What is strategic community building?
Strategic community building is deliberately cultivating a group of people connected by a shared interest, goal, or identity related to your brand — and giving them a place to engage with one another and with you. The “strategic” part means it’s built with intent: a clear purpose members understand, a value exchange that keeps them coming back, and a plan for turning participation into loyalty and advocacy. It’s the difference between an audience (people who consume your content in parallel, unaware of each other) and a community (people who interact, belong, and identify with the group).
What makes community a distinct strategy is ownership and reciprocity. Unlike followers on a platform you don’t control, a community is an asset you steward. And unlike an audience you broadcast to, a community requires you to give — connection, usefulness, recognition — because people stay for what they get and each other, not for your marketing.
Which community-building initiatives work?
The initiatives that work are the ones that create genuine value and encourage member-to-member connection. Here are the highest-value ones, framed by what each is best for:
A dedicated space with a clear purpose
What it is: a forum, group, or platform organized around a specific shared goal. Best for: giving members a reason and a place to gather. Why it works: a clear purpose attracts the right people and tells them what belonging means.
Consistent facilitation
What it is: showing up regularly — prompts, answers, recognition, moderation. Best for: the fragile early stage before a community self-sustains. Why it works: communities die from neglect; consistent presence keeps the fire lit until members carry it.

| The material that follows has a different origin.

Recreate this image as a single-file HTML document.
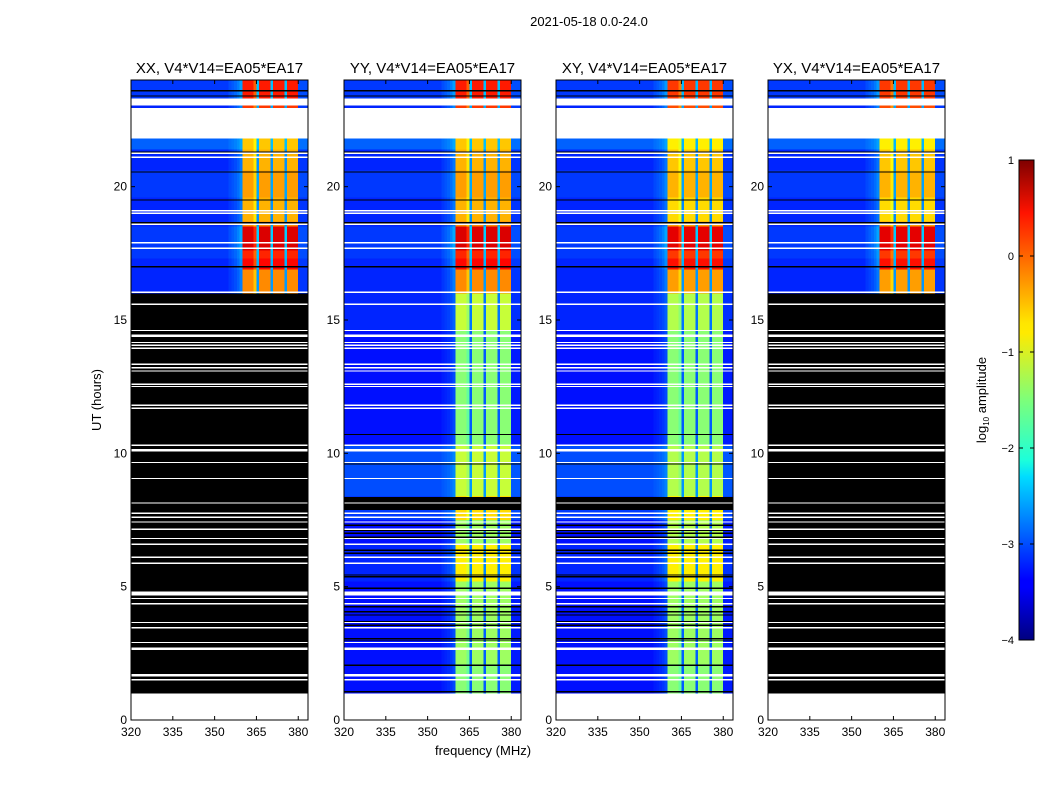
<!DOCTYPE html>
<html><head><meta charset="utf-8"><style>
body{margin:0;background:#fff;width:1050px;height:800px;overflow:hidden;font-family:"Liberation Sans",sans-serif}
svg text{font-family:"Liberation Sans",sans-serif}
</style></head><body>
<svg id="fig" width="1050" height="800">
<defs><linearGradient id="jet" x1="0" y1="1" x2="0" y2="0">
<stop offset="0" stop-color="#00007f"/><stop offset="0.11" stop-color="#0000ff"/><stop offset="0.125" stop-color="#0000ff"/><stop offset="0.34" stop-color="#00dcff"/><stop offset="0.375" stop-color="#1dffda"/><stop offset="0.5" stop-color="#7dff7a"/><stop offset="0.64" stop-color="#ffea00"/><stop offset="0.66" stop-color="#ffe600"/><stop offset="0.89" stop-color="#ff1300"/><stop offset="1" stop-color="#7f0000"/>
</linearGradient></defs>
<text x="589" y="26" font-size="13" text-anchor="middle">2021-05-18 0.0-24.0</text>
<text x="483" y="755" font-size="13" text-anchor="middle">frequency (MHz)</text>
<text x="0" y="0" font-size="13" text-anchor="middle" transform="translate(101,400) rotate(-90)">UT (hours)</text>
<g id="panels"></g>
<g>
<rect x="1019" y="160" width="15" height="480" fill="url(#jet)" stroke="#000" stroke-width="1"/>
<g id="cbticks"></g>
<text x="0" y="0" font-size="13" text-anchor="middle" transform="translate(986,400) rotate(-90)">log<tspan font-size="8" dy="3">10</tspan><tspan dy="-3"> amplitude</tspan></text>
</g>
</svg>
<script>
// ---- data ----
const panelTitles=["XX, V4*V14=EA05*EA17","YY, V4*V14=EA05*EA17","XY, V4*V14=EA05*EA17","YX, V4*V14=EA05*EA17"];
const xTicks=[320,335,350,365,380];
const yTicks=[0,5,10,15,20];
const cbTicks=[1,0,-1,-2,-3,-4];
const cbTickLabels=["1","0","\u22121","\u22122","\u22123","\u22124"];
// frequency profile per 1 MHz bin from 320 to 384 (0=background,1=band)
const freqProfile=[0,0,0,0,0,0,0,0,0,0,0,0,0,0,0,0,0,0,0,0,0,0,0,0,0,0,0,0,0,0,0,0,0,0,0,0.03,0.05,0.07,0.1,0.15,
 1,1,1,1,0.9,0.2,1,1,1,1,0.2,1,1,1,1,0.2,1,1,1,1,0.03,0.03,0.03,0.03];
// segments [t0,t1,background,band]
const upperXX=[[16,16.9,-3.2,-0.3],[16.9,17.3,-3.2,0.35],[17.3,17.6,-3.1,0.2],[17.6,18.5,-3.1,0.55],[18.5,18.7,-3.2,-0.3],[18.7,19.6,-3.2,-0.5],[19.6,20.6,-3.1,-0.4],[20.6,21.4,-3.2,-0.5],[21.4,21.8,-2.9,-0.6],[22.95,23.05,-3.2,0.1],[23.3,24,-3.1,0.25]];
const upperYX=[[16,16.9,-3.2,-0.4],[16.9,17.3,-3.2,0.3],[17.3,17.6,-3.1,0.1],[17.6,18.5,-3.1,0.5],[18.5,18.7,-3.2,-0.4],[18.7,19.6,-3.2,-0.7],[19.6,20.6,-3.1,-0.5],[20.6,21.4,-3.2,-0.6],[21.4,21.8,-2.9,-0.8],[22.95,23.05,-3.2,0.0],[23.3,24,-3.1,0.1]];
const lowerYY=[[0,0.06,-3.2,-3.2],[1,2.1,-3.3,-1.45],[2.1,5.2,-3.3,-1.35],[5.2,6.6,-3.2,-0.8],[6.6,7.5,-3.3,-1.35],[7.5,8.4,-3.1,-0.7],[8.4,10.3,-3.0,-1.15],[10.3,14.6,-3.3,-1.45],[14.6,16,-3.2,-1.15]];
const lowerXY=[[0,0.06,-3.2,-3.2],[1,2.1,-3.3,-1.45],[2.1,5.2,-3.3,-1.35],[5.2,6.6,-3.2,-0.8],[6.6,7.5,-3.3,-1.25],[7.5,8.4,-3.1,-0.8],[8.4,10.3,-3.0,-1.25],[10.3,14.6,-3.3,-1.45],[14.6,16,-3.2,-1.25]];
const blackBlocksXX=[[1,16]];
const blackBlocksYY=[[7.87,8.37]];
const whiteLines=[15.59,14.61,14.44,14.40,14.16,14.06,13.94,13.35,13.22,13.09,12.59,12.51,11.8,11.7,10.3,10.14,10.10,9.66,9.06,8.14,7.76,7.6,7.43,7.15,6.81,6.6,6.1,5.88,4.8,4.75,4.70,4.56,4.37,3.66,3.47,2.91,2.69,2.65,1.71,1.67,1.52,16.05,17.7,17.9,18.6,19.0,19.1,21.1,21.25];
const blackLinesData=[10.71,9.6,7.75,7.31,7.12,7.0,6.85,6.37,6.25,5.44,5.37,4.94,4.25,4.06,3.94,3.69,3.56,3.06,3.0,2.06,1.06,17.0,18.65,19.5,20.55,21.3,23.4,23.6];
const whiteBlocks=[[0,1],[21.8,22.95],[23.05,23.3]];
const panelSegs=[upperXX,lowerYY.concat(upperXX),lowerXY.concat(upperYX),upperYX];
const panelBlack=[blackBlocksXX,blackBlocksYY,blackBlocksYY,blackBlocksXX];
const panelLeft=[131,344,556,768];

// ---- helpers ----
const NS="http://www.w3.org/2000/svg";
const PW=177,TOP=80,BOT=720,FMIN=320,FMAX=383.5;
function jet(v){let n=(v+4)/5;n=Math.max(0,Math.min(1,n));
 const c=x=>Math.round(255*Math.max(0,Math.min(1,x)));
 return `rgb(${c(1.5-Math.abs(4*n-3))},${c(1.5-Math.abs(4*n-2))},${c(1.5-Math.abs(4*n-1))})`;}
function mk(tag,at,parent){const e=document.createElementNS(NS,tag);for(const k in at)e.setAttribute(k,at[k]);parent.appendChild(e);return e;}
const yS=t=>BOT-(t/24)*(BOT-TOP);
const cbY=v=>640-(v+4)*96;
const root=document.getElementById('panels');

panelTitles.forEach((title,p)=>{
 const L=panelLeft[p];const xS=f=>L+(f-FMIN)/(FMAX-FMIN)*PW;
 const g=mk('g',{},root);
 
 
 const hm=mk('g',{'shape-rendering':'crispEdges'},g);
 
 
 panelSegs[p].forEach(s=>{
  freqProfile.forEach((pr,i)=>{
   const f0=FMIN+i,f1=Math.min(FMIN+i+1,FMAX);if(f0>=FMAX)return;
   const v=s[2]+(s[3]-s[2])*pr;
   const r=mk('rect',{x:xS(f0),y:yS(s[1]),width:xS(f1)-xS(f0)+0.3,height:Math.max(1,yS(s[0])-yS(s[1])),fill:jet(v)},hm);
   
   
  });
 });
 panelBlack[p].forEach(b=>{const r=mk('rect',{x:L,y:yS(b[1]),width:PW,height:yS(b[0])-yS(b[1]),fill:'#000'},hm);
  });
 blackLinesData.forEach(t=>{const r=mk('rect',{x:L,y:yS(t)-0.6,width:PW,height:1.3,fill:'#000'},hm);
  });
 whiteLines.forEach(t=>{const r=mk('rect',{x:L,y:yS(t)-0.6,width:PW,height:1.4,fill:'#fff'},hm);
  });
 whiteBlocks.forEach(b=>{const r=mk('rect',{x:L,y:yS(b[1]),width:PW,height:yS(b[0])-yS(b[1]),fill:'#fff'},hm);
  });
 const fr=mk('rect',{x:L,y:TOP,width:PW,height:BOT-TOP,fill:'none',stroke:'#000','stroke-width':1},g);
 
 const tt=mk('text',{x:L+PW/2,y:73,'font-size':15,'text-anchor':'middle'},g);tt.textContent=title;
 
 xTicks.forEach(f=>{const x=xS(f);
  mk('line',{x1:x,x2:x,y1:BOT,y2:BOT-4,stroke:'#000'},g);mk('line',{x1:x,x2:x,y1:TOP,y2:TOP+4,stroke:'#000'},g);
  const t=mk('text',{x:x,y:BOT+16,'font-size':12,'text-anchor':'middle'},g);t.textContent=f;
  });
 yTicks.forEach(v=>{const y=yS(v);
  mk('line',{x1:L,x2:L+4,y1:y,y2:y,stroke:'#000'},g);mk('line',{x1:L+PW,x2:L+PW-4,y1:y,y2:y,stroke:'#000'},g);
  const t=mk('text',{x:L-4,y:y+4,'font-size':12,'text-anchor':'end'},g);t.textContent=v;
  });
});
const cb=document.getElementById('cbticks');
cbTicks.forEach((v,i)=>{const y=cbY(v);
 mk('line',{x1:1019,x2:1023,y1:y,y2:y,stroke:'#000'},cb);mk('line',{x1:1034,x2:1030,y1:y,y2:y,stroke:'#000'},cb);
 const t=mk('text',{x:1014,y:y+4,'font-size':11,'text-anchor':'end'},cb);t.textContent=cbTickLabels[i];
 });
</script>
</body></html>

Member spotlights and user contributions
What it is: inviting members to share, contribute, and be recognized. Best for: deepening investment and generating proof. Why it works: recognition creates loyalty, and contributions become social proof and content.

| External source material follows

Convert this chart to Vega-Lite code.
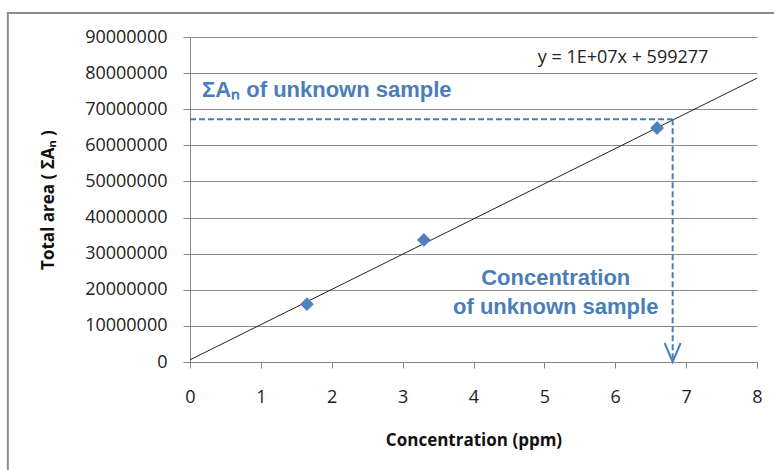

Exclusive value and access
What it is: early information, direct access, or benefits reserved for members. Best for: giving people a concrete reason to join and stay. Why it works: belonging feels valuable when it comes with something others don’t get.
Why does community building compound?
Community building compounds because a healthy community increasingly runs on its members rather than on you. Early on, every bit of engagement takes your effort; as the community matures, members answer each other’s questions, welcome newcomers, and generate their own discussions, so the value grows while your per-member effort falls. That flywheel — participation attracting participation — is what makes community an appreciating asset instead of a channel you have to constantly feed.
It compounds in outputs, too. An active community continuously produces social proof (visible engagement and endorsement), content (questions, answers, user contributions), insight (an unfiltered view of what your audience needs), and advocacy (members who recommend you unprompted). None of that comes from a follower count. And because you own the community rather than renting reach, it can’t be erased by an algorithm change — the loyalty and the asset are yours to keep.
How do you build a community that doesn’t die?
You keep a community alive by giving members genuine value from the start and committing to consistent presence through the fragile early phase. The most common failure is launching a space and expecting it to self-populate — it won’t. In the beginning you have to be the energy: prompt discussion, answer every question, recognize contributors, and set the tone. That effort is front-loaded, and communities that skip it stall into ghost towns.
Then engineer the shift from brand-led to member-led. Actively encourage members to engage each other, elevate member voices, and create roles and recognition that give people status for participating. A community becomes self-sustaining when members show up for one another, not just for you — so your job evolves from generating the engagement to facilitating it. Judge health by member-to-member interaction and retention, not by headcount; an engaged small community beats a large silent one every time.
Community vs. audience: which should you build?
Audience: people who follow and consume your content individually. Best for: reach, distribution, and top-of-funnel awareness. Trade-off: shallow connection, and largely dependent on platforms you don’t control. Easier to grow, weaker to hold.
Community: people who interact, belong, and identify with the group. Best for: loyalty, advocacy, retention, and a durable owned asset. Trade-off: harder to build and requires ongoing commitment. Build an audience when the goal is reach and awareness; build a community when the goal is deep loyalty and a defensible asset. They aren’t mutually exclusive — a large audience can be the top of the funnel that feeds a committed community — but they demand different investments, and community is the one that compounds into something you own.
Frequently Asked Questions
What’s the difference between an audience and a community?
An audience consumes your content individually and largely in isolation; a community interacts, belongs, and identifies with the group. The defining marker is member-to-member connection — audiences point at you, communities point at each other. That interaction is what makes a community self-sustaining and a durable asset rather than a follower count.
How do I keep a new community from becoming a ghost town?
Front-load your effort and give real value from day one. New communities don’t self-populate — you have to be the energy early, prompting discussion, answering questions, and recognizing contributors until members carry the momentum. Communities that skip that fragile early investment stall; those that push through reach self-sustaining engagement.
How do I measure community health?
By engagement and retention, especially member-to-member interaction, not by headcount. A large silent group is unhealthy; a smaller one where people actively help each other and keep coming back is thriving. Track participation, returning members, and the share of activity that happens between members rather than with the brand.
Is community building worth it for a small brand?
Often more so, because a focused small brand can offer the genuine connection and consistent presence a community needs. Community rewards commitment over scale, and a tight, engaged group creates loyalty, proof, and advocacy that far exceed its size. The requirement is a shared purpose and a real willingness to show up.